The judgment is affirmed.

On Petition for Rehearing.

PER CURIAM.

In our opinion we said: “Our narrow question is whether the matter stricken stated a cause of action against appellee.”

Plaintiffs’ stricken paragraphs, when examined phrase by phrase, stated no cause of action against defendant. Nothing averred constituted a charge of fraudulent conduct on its part. For this reason, and this reason alone, we affirmed dismissal of the complaint.

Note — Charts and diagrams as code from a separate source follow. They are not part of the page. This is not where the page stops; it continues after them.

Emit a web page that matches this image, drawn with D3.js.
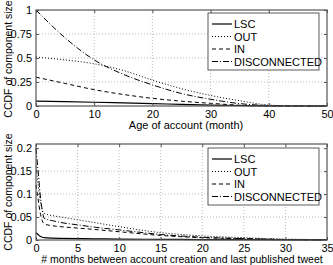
<!DOCTYPE html>
<html><head><meta charset="utf-8">
<script src="https://cdn.jsdelivr.net/npm/d3@7"></script>
<style>body{margin:0;background:#fff}svg{display:block}text{font-family:"Liberation Sans",Arial,sans-serif;fill:#000}</style>
</head><body><svg id="c" width="333" height="265"></svg>
<script>
// ---- Data ----
const seriesNames = ["LSC", "OUT", "IN", "DISCONNECTED"];
// Top panel: age of account (months)
const ageMonths = [0, 5, 10, 15, 20, 25, 30, 35, 40, 45, 50];
const ageLSC  = [0.05, 0.045, 0.039, 0.032, 0.025, 0.017, 0.01, 0.005, 0.001, 0, 0];
const ageOUT  = [0.51, 0.48, 0.44, 0.37, 0.27, 0.18, 0.11, 0.055, 0.01, 0, 0];
const ageIN   = [0.30, 0.235, 0.17, 0.12, 0.08, 0.05, 0.028, 0.008, 0.001, 0, 0];
const ageDISC = [1.0, 0.71, 0.48, 0.33, 0.22, 0.13, 0.07, 0.025, 0.005, 0, 0];
const ageTicksX = [0, 10, 20, 30, 40, 50];
const ageTicksY = [0, 0.25, 0.5, 0.75, 1];
// Bottom panel: months between creation and last tweet
const lastMonths = [0, 0.25, 0.5, 0.75, 1, 2, 3, 5, 7, 10, 15, 20, 25, 30, 35];
const lastLSC  = [0.016, 0.012, 0.008, 0.006, 0.005, 0.004, 0.0035, 0.003, 0.0025, 0.002, 0.0015, 0.001, 0.0006, 0.0003, 0.0001];
const lastOUT  = [0.16, 0.12, 0.085, 0.065, 0.058, 0.053, 0.05, 0.044, 0.038, 0.029, 0.016, 0.009, 0.005, 0.002, 0.001];
const lastIN   = [0.12, 0.09, 0.06, 0.042, 0.035, 0.031, 0.029, 0.026, 0.023, 0.018, 0.01, 0.005, 0.003, 0.001, 0];
const lastDISC = [0.2, 0.15, 0.1, 0.065, 0.047, 0.042, 0.038, 0.033, 0.028, 0.022, 0.012, 0.006, 0.003, 0.001, 0];
const lastTicksX = [0, 5, 10, 15, 20, 25, 30, 35];
const lastTicksY = [0, 0.05, 0.1, 0.15, 0.2];

const dashes = ["none", "1,2", "4,3", "6,2,1,2"];
const svg = d3.select("#c");

function panel(o) {
  const x = d3.scaleLinear().domain(o.xDomain).range([36, 327]);
  const y = d3.scaleLinear().domain(o.yDomain).range([o.bottom, o.top]);
  const g = svg.append("g");
  // grid
  g.selectAll(".gx").data(o.xTicks.slice(1, -1)).join("line")
    .attr("x1", d => x(d)).attr("x2", d => x(d)).attr("y1", o.top).attr("y2", o.bottom)
    .attr("stroke", "#aaa").attr("stroke-width", 0.8).attr("stroke-dasharray", "1,2");
  g.selectAll(".gy").data(o.yTicks.slice(1, -1)).join("line")
    .attr("y1", d => y(d)).attr("y2", d => y(d)).attr("x1", 36).attr("x2", 327)
    .attr("stroke", "#aaa").attr("stroke-width", 0.8).attr("stroke-dasharray", "1,2");
  // lines
  const line = d3.line().x((d, i) => x(o.xs[i])).y(d => y(d)).curve(d3.curveMonotoneX);
  o.series.forEach((s, k) => {
    g.append("path").attr("d", line(s)).attr("fill", "none").attr("stroke", "#000")
      .attr("stroke-width", k === 0 ? 1.2 : 1).attr("stroke-dasharray", dashes[k]);
  });
  // frame
  g.append("rect").attr("x", 36).attr("y", o.top).attr("width", 291).attr("height", o.bottom - o.top)
    .attr("fill", "none").attr("stroke", "#555").attr("stroke-width", 1.2);
  // axes
  const ax = g.append("g").attr("transform", `translate(0,${o.bottom})`)
    .call(d3.axisBottom(x).tickValues(o.xTicks).tickSize(-3).tickPadding(4).tickFormat(d3.format("d")));
  const axT = g.append("g").attr("transform", `translate(0,${o.top})`)
    .call(d3.axisTop(x).tickValues(o.xTicks).tickSize(-3).tickFormat(""));
  const ay = g.append("g").attr("transform", "translate(36,0)")
    .call(d3.axisLeft(y).tickValues(o.yTicks).tickSize(-3).tickPadding(4).tickFormat(d3.format("")));
  const ayR = g.append("g").attr("transform", "translate(327,0)")
    .call(d3.axisRight(y).tickValues(o.yTicks).tickSize(-3).tickFormat(""));
  [ax, axT, ay, ayR].forEach(a => {
    a.select(".domain").remove();
    a.selectAll(".tick line").attr("stroke", "#555");
    a.selectAll("text").attr("font-size", 11).attr("fill", "#000")
      .attr("font-family", '"Liberation Sans",Arial,sans-serif');
  });
  // labels
  g.append("text").attr("x", o.xLabelX).attr("y", o.bottom + 23).attr("text-anchor", "middle")
    .attr("font-size", o.xLabelSize).text(o.xLabel);
  g.append("text").attr("transform", `translate(12,${o.yLabelY}) rotate(-90)`)
    .attr("text-anchor", "middle").attr("font-size", 10.5).text("CCDF of component size");
  // legend
  const lg = g.append("g").attr("transform", `translate(208,${o.legTop})`);
  lg.append("rect").attr("width", 111).attr("height", 57).attr("fill", "#fff")
    .attr("stroke", "#333").attr("stroke-width", 0.8);
  seriesNames.forEach((n, k) => {
    const yy = 11 + k * 12.5;
    lg.append("line").attr("x1", 4).attr("x2", 24).attr("y1", yy).attr("y2", yy)
      .attr("stroke", "#000").attr("stroke-width", k === 0 ? 1.2 : 1).attr("stroke-dasharray", dashes[k]);
    lg.append("text").attr("x", 26).attr("y", yy + 4).attr("font-size", 11).text(n);
  });
}

panel({
  xs: ageMonths, series: [ageLSC, ageOUT, ageIN, ageDISC],
  xDomain: [0, 50], yDomain: [0, 1], top: 10, bottom: 106,
  xTicks: ageTicksX, yTicks: ageTicksY, yLabelY: 59,
  xLabel: "Age of account (month)", xLabelX: 186, xLabelSize: 11, legTop: 13
});
panel({
  xs: lastMonths, series: [lastLSC, lastOUT, lastIN, lastDISC],
  xDomain: [0, 35], yDomain: [0, 0.209], top: 144, bottom: 240,
  xTicks: lastTicksX, yTicks: lastTicksY, yLabelY: 192,
  xLabel: "# months between account creation and last published tweet", xLabelX: 182, xLabelSize: 10.5, legTop: 148
});
</script></body></html>
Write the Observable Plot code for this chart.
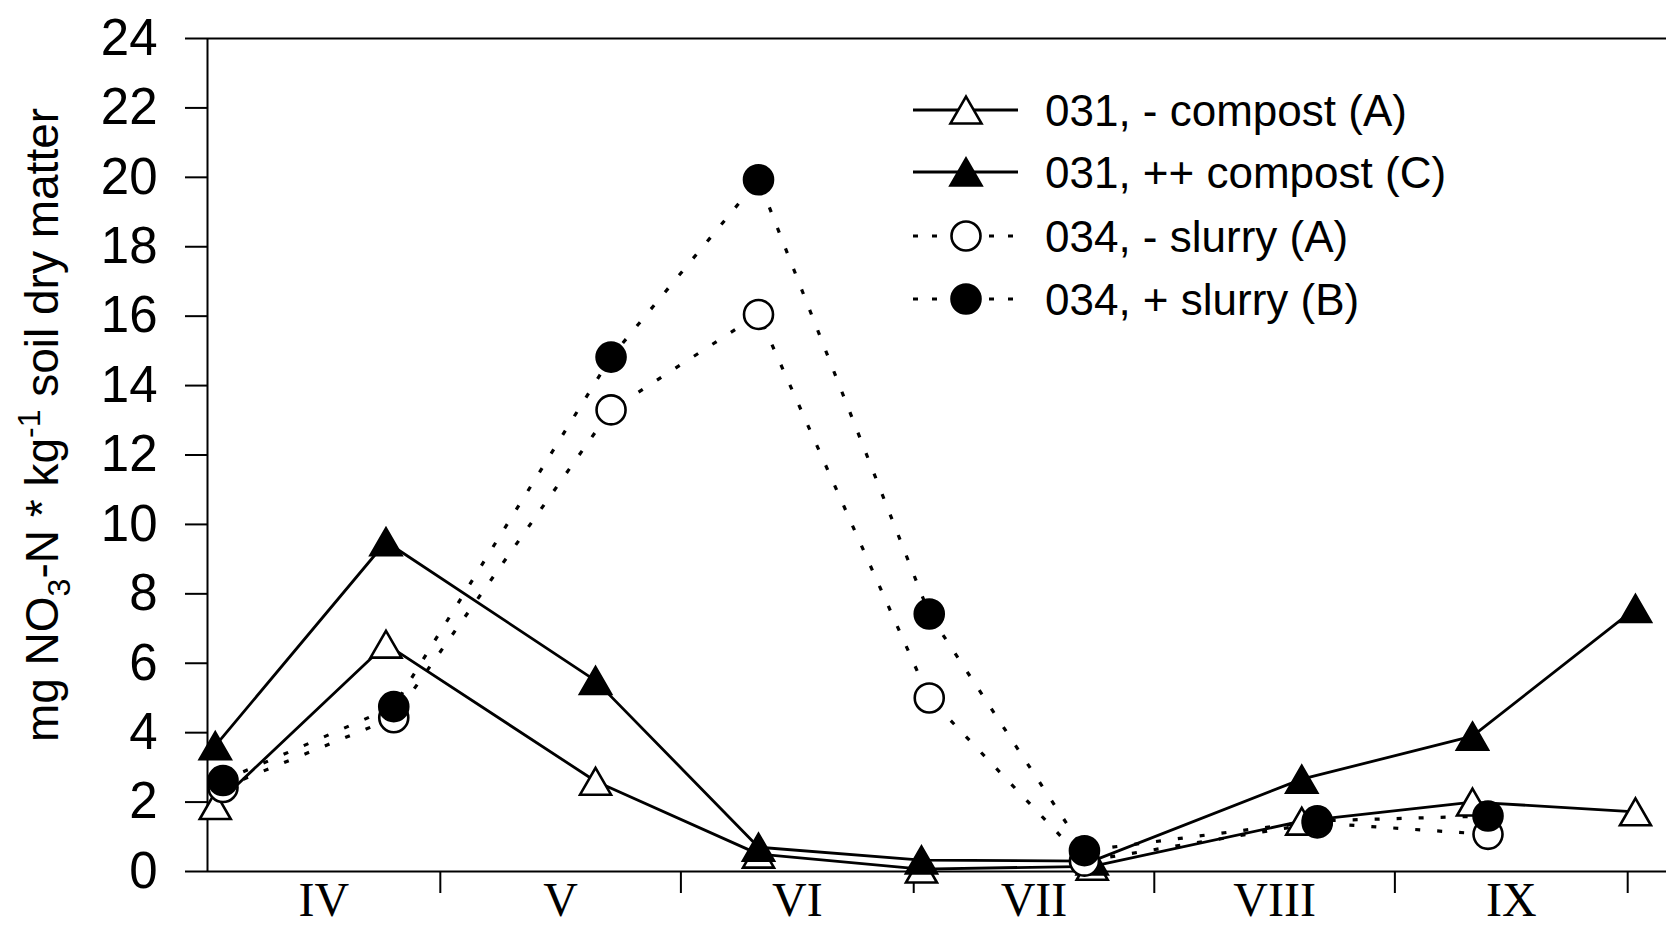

However, We proceeded, perhaps unnecessarily, to discuss some of the elements essential to charge a party with notice of a trustee’s defalcations. This exposition was intended to be nothing more than a reminder that it is not sufficient merely to allege existence of a trust to bring about remote legal consequences. The statute referred to was quoted to show the present legislative rule in Illinois that in order to hold a defendant there must be averment and proof of actual knowledge or notice of such facts as would cause a reasonably prudent person to believe that the fiduciary is committing a breach of trust, or that the transfer is made as security for a personal debt of the fiduciary. Owens v. Nagel, 334 Ill. 96, 165 N.E. 165, had to do, strictly speaking, with the question of when .one takes a check or note subject to the equities existing between the parties thereto; it does not touch the problem here, viz., whether plaintiffs have pleaded sufficient facts to charge the defendant.

We adhere to our statement as to the essentials of a complaint against a stranger to the trust. Examination of the Illinois authorities discloses that the law of that jurisdiction is in accord with the Restatement, and the teachings of Corpus Juris Secundum and Ruling Case Law. Thus, in Fifth National Bank v. Hyde Park, 101 Ill. 595, at page 608, 40 Am. Rep. 218, the court said: “The teaching of all the authorities is consonant with the proposition that to charge a stranger as a party to the misappropriation of a trust fund, such stranger must knowingly partake in the breach of trust, — that he must know or have proof of facts which in law characterize the transaction as a breach of trust.”

Inasmuch as plaintiff* failed to plead these essential elements, the paragraphs *962were properly stricken and, as a result, the complaint was properly dismissed for failure to state a valid claim against this defendant.

The petition for rehearing is denied.